- Crypto entities may have misinterpreted MiCa's deadline to make sustainability disclosures, despite a clarification, according to Crypto Risk Metrics.
- Crypto's environmental impact, particularly through mining operations, has been a major concern surrounding the industry.
Several crypto asset service providers (CASPS) in the European Union (EU) may not know the correct deadline to make sustainability disclosures reflecting their environmental footprint despite a clarification made by the bloc's securities regulator, the European Securities and Markets Authority (ESMA).
In general “we have the feeling that more than 80% of crypto asset service providers are not yet aware they need to report ESG-data (environmental, social and governance-related data) from January 1st, 2025," said Tim Zölitz, chief risk officer at Crypto Risk Metrics.

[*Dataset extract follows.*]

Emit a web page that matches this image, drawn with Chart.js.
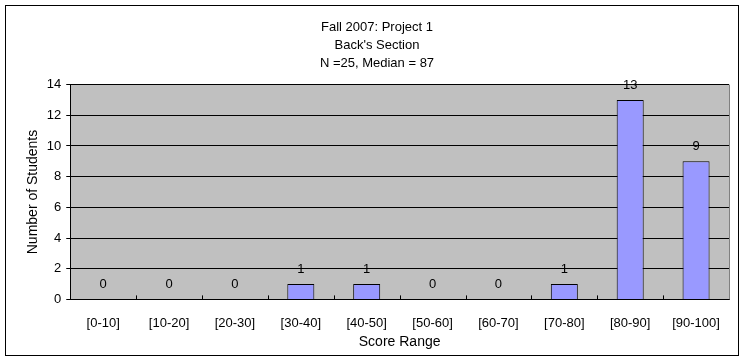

On Wednesday, Zölitz's Crypto Risk Metrics inked a Memorandum of Understanding (MoU) to collaborate on displaying ESG-related data with The Digital Token Identifier (DTI) Foundation, the EU's proposed crypto-asset identifier for transparency reporting.
The EU's crypto asset regulation, known as Markets in Crypto Assets regulation (MiCA), became a law in 2023. MiCA set up licensing requirements for crypto issuers and service providers including exchange platforms. Stablecoin rules came into effect in June.
However, issuers of asset-referenced tokens (ARTs) and electronic money tokens (EMTs) are required to make sustainability disclosures from June 30, 2024, and crypto asset service providers are required to start making disclosure requirements by the end of the year, explained Rowan Varrall, Associate Director at DTI Foundation.
Part of the rules are the reporting requirements for ESG-data. The confusion around the correct deadline may be a matter of interpretation, even though a specific clarification has been made by the regulator.
The adopted MiCa law said that any adverse impacts on the environment need to be adequately identified and disclosed. But it also said that "That information may be obtained from the crypto-asset white papers.”
This may have been interpreted as requiring disclosures only when the white paper is published, the timeline for which is end-2027. "This might stem from the wording in the adopted MiCA regulation text, which was later clarified in the consultation paper number two," Zölitz from Crypto Risk Metrics said.
MiCA's "disclosure requirements" related to "environment-related adverse impacts of the consensus mechanism used to issue the crypto-asset, as part of the white papers....," said that "These disclosure requirements apply to persons drawing up the crypto-asset white paper..." and that "operators of trading platforms shall ensure by 31 December 2027 that a crypto-asset white paper is drawn up, notified, and published...."
In the second of three consultation papers, which in effect refine the understanding of the MiCA law, ESMA added that crypto entities need to make such "information available in a prominent place on their website for all the crypto-assets in relation to which they provide services, regardless of whether the information can be obtained from white-papers."
"Here, the wording does not leave any room for interpretation, as it reads that Crypto Asset Service Providers have to display ESG-data, regardless if they can be obtained from white-papers," Zölitz said.
Crypto's environmental impact, particularly through mining operations, has been a major concern surrounding the industry, potentially deterring general adoption and involvement of big institutional investors.
ESMA didn't immediately respond to a CoinDesk request for comment.